Obama's Conventional Speech

September 7, 2012 Topic: The Presidency Region: United States Blog Brand: Jacob Heilbrunn

Obama's Conventional Speech

The president delivered a passable but not terribly impressive oration.

President Obama did not deliver a slam-dunk speech last night. But nor did he lose the ball to the opposing team. Instead, he drove in for a layup and everyone got to watch as the ball wobbled around the rim before dropping through the net.

The most interesting speech was delivered by, of all people, Sen. John Kerry. After being thumped by George W. Bush and swift boated by the swift boaters, it must have felt good for Kerry to be able to do what the GOP has been doing for decades—play the national-security card. Kerry effectively lashed into Romney for surrounding himself with "neocon advisers" and for proclaiming that it would be silly to try and move "heaven and earth" to locate the whereabouts of Osama bin Laden. Kerry had game. Moxie. All the things that were missing in his 2004 bid.

Obama? Not so much. His task was a tough one. Bill Clinton had already mesmerized the crowd, and much of the press corps, with his folksy lecture about how Republicans had destroyed his legacy—balanced budgets, a thriving economy—and launched two wars, plus tax cuts. He did his mightiest to set the stage for Obama—and for Hillary in 2016, who is jetting around the globe, killing time until she can make another run for the Oval Office. If Obama could tap Bill Clinton as his running mate, he would have a much better shot at reelection.

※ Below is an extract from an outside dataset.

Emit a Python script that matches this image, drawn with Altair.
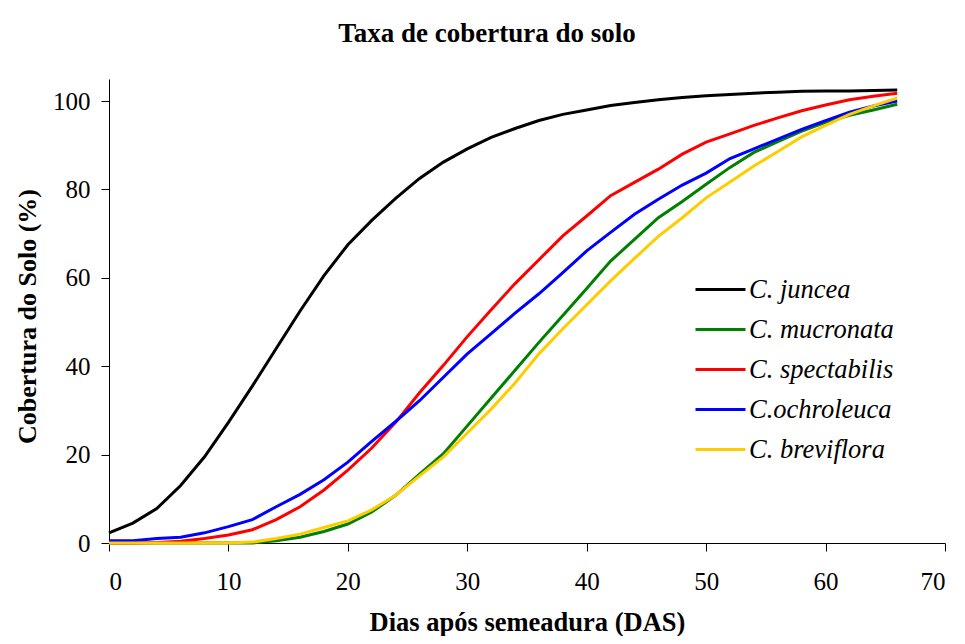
import altair as alt
import pandas as pd

days = list(range(0, 67, 2))

juncea = [2.3, 4.5, 7.8, 13, 19.5, 27.3, 35.5, 44, 52.5, 60.5, 67.5, 73, 78, 82.5,
          86.2, 89.2, 91.8, 93.8, 95.6, 97, 98, 99, 99.7, 100.3, 100.8, 101.2, 101.5,
          101.8, 102, 102.2, 102.3, 102.3, 102.4, 102.5]
mucronata = [0, 0, 0, 0, 0, 0, 0, 0.5, 1.3, 2.6, 4.3, 7, 10.8, 15.6, 20.2, 26.5, 32.8,
             39.1, 45.4, 51.5, 57.6, 63.8, 68.7, 73.6, 77.3, 81.2, 85, 88.4, 90.8, 93.2,
             95.2, 96.8, 98, 99.3]
spectabilis = [0, 0, 0.1, 0.4, 1, 1.8, 3, 5.3, 8.2, 12, 16.5, 21.5, 27.3, 34, 40.2, 46.7,
               52.8, 58.7, 64.1, 69.5, 74, 78.6, 81.6, 84.6, 88, 90.7, 92.6, 94.5, 96.2,
               97.8, 99.1, 100.3, 101.1, 101.8]
ochroleuca = [0.5, 0.5, 1.0, 1.3, 2.3, 3.7, 5.3, 8.2, 11, 14.3, 18.3, 23, 27.5, 32.2, 37.5,
              42.8, 47.4, 52, 56.4, 61.2, 66.1, 70.3, 74.4, 77.8, 81, 83.7, 87, 89.2, 91.4,
              93.6, 95.6, 97.5, 98.9, 100]
breviflora = [0, 0, 0, 0, 0, 0, 0.2, 1, 2, 3.5, 5, 7.5, 10.8, 15.2, 19.5, 24.9, 30.3, 36.2,
              42.8, 48.5, 53.9, 59.3, 64.4, 69.4, 73.6, 78.1, 81.7, 85.3, 88.6, 91.9, 94.5,
              97, 98.9, 100.7]

series_names = ["C. juncea", "C. mucronata", "C. spectabilis", "C.ochroleuca", "C. breviflora"]
series_values = [juncea, mucronata, spectabilis, ochroleuca, breviflora]
colors = ["#000000", "#008000", "#FF0000", "#0000FF", "#FFCC00"]

x_ticks = [0, 10, 20, 30, 40, 50, 60, 70]
y_ticks = [0, 20, 40, 60, 80, 100]

rows = []
for i, (name, vals) in enumerate(zip(series_names, series_values)):
    for d, v in zip(days, vals):
        rows.append({"dias": d, "cobertura": v, "serie": name, "ordem": i})
df = pd.DataFrame(rows)

FONT = "Liberation Serif"

axis_common = dict(
    grid=False,
    domainColor="black",
    domainWidth=1,
    tickColor="black",
    tickWidth=1,
    tickSize=8,
    labelFont=FONT,
    labelFontSize=25,
    labelColor="black",
    titleFont=FONT,
    titleFontWeight="bold",
    titleColor="black",
)

chart = alt.Chart(df).mark_line(strokeWidth=3).encode(
    x=alt.X(
        "dias:Q",
        scale=alt.Scale(domain=[0, 70], nice=False, zero=False),
        axis=alt.Axis(values=x_ticks, title="Dias após semeadura (DAS)",
                      labelPadding=18, titlePadding=15, titleFontSize=26.5,
                      **axis_common),
    ),
    y=alt.Y(
        "cobertura:Q",
        scale=alt.Scale(domain=[0, 105], nice=False),
        axis=alt.Axis(values=y_ticks, title="Cobertura do Solo (%)",
                      labelPadding=11, titlePadding=12, titleFontSize=26,
                      titleY=237, **axis_common),
    ),
    color=alt.Color(
        "serie:N",
        scale=alt.Scale(domain=series_names, range=colors),
        legend=alt.Legend(
            title=None,
            orient="none",
            legendX=585,
            legendY=184,
            symbolType="stroke",
            symbolSize=2500,
            symbolStrokeWidth=3,
            labelFont=FONT,
            labelFontStyle="italic",
            labelFontSize=26.5,
            labelColor="black",
            labelOffset=2,
            rowPadding=-11,
            padding=0,
        ),
    ),
    order=alt.Order("ordem:Q"),
).properties(
    width=836,
    height=464,
    title=alt.TitleParams(
        text="Taxa de cobertura do solo",
        font=FONT,
        fontSize=27,
        fontWeight="bold",
        color="black",
        anchor="middle",
        frame="group",
        baseline="alphabetic",
        offset=10,
        dx=-40,
    ),
    padding={"left": 101, "top": 71, "right": 12, "bottom": 93},
    autosize=alt.AutoSizeParams(type="none"),
).configure_view(stroke=None)

chart.save("out.html", embed_options={"renderer": "svg", "actions": False})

As it was, Obama delivered a somewhat lackluster speech, long on denouncing Romney, short on what he would actually do in a second term. Obama announced,

Have a surplus? Try a tax cut. Deficit too high? Try another. Feel a cold coming on? Take two tax cuts, roll back some regulations, and call us in the morning!

But what about Obama? What would he undertake to restore the economy at a moment when, the USDA reports, more Americans than ever are going hungry? Nothing doing. The president contrasted himself with Romney and left it at that. Small wonder that the Washington Post is bemoaning that Obama was chary about providing any specifics about job creation. At most he seems to be suggesting that he could create one million jobs by tinkering with the tax code to encourage companies to shift production back to America from abroad. Meanwhile, job creation right now is lackluster, with the latest report indicating that only ninety-six thousand were created in August.

Obama, in other words, is playing injured. He will probably be able to hit one last shot at the buzzer that will secure him a second term. His greatest asset isn't anything he has done. It's that his adversary is Mitt Romney, the most hapless Republican candidate since Bob Dole. In any case, the odds were always against Romney. As Andrew Hacker points out in the New York Review of Books, only one Republican challenger has been able to unseat a Democratic president in the past six elections—Ronald Reagan against Jimmy Carter.

In a second term, Obama, like most of his predecessors, would probably seek succor in foreign policy, the one sphere where the commander-in-chief can really be commanding. Foreign leaders have become comfortable with him.  One such leader is Vladimir Putin who is calling Obama "genuine" in contrast to Romney who is "mistaken" about Russia. Obama would surely pursue a more conciliatory path toward Russia than Romney, who has stamped it as America's "No. 1 geopolitical foe."  Even Putin knows that this is rhetorical flapdoodle for the campaign trail, but he must also realize that Romney would pursue a harder line than Obama. But whether Obama wants to embrace Putin's endorsement is another matter. If Putin becomes his last hope, then it will be clear that he's really in trouble.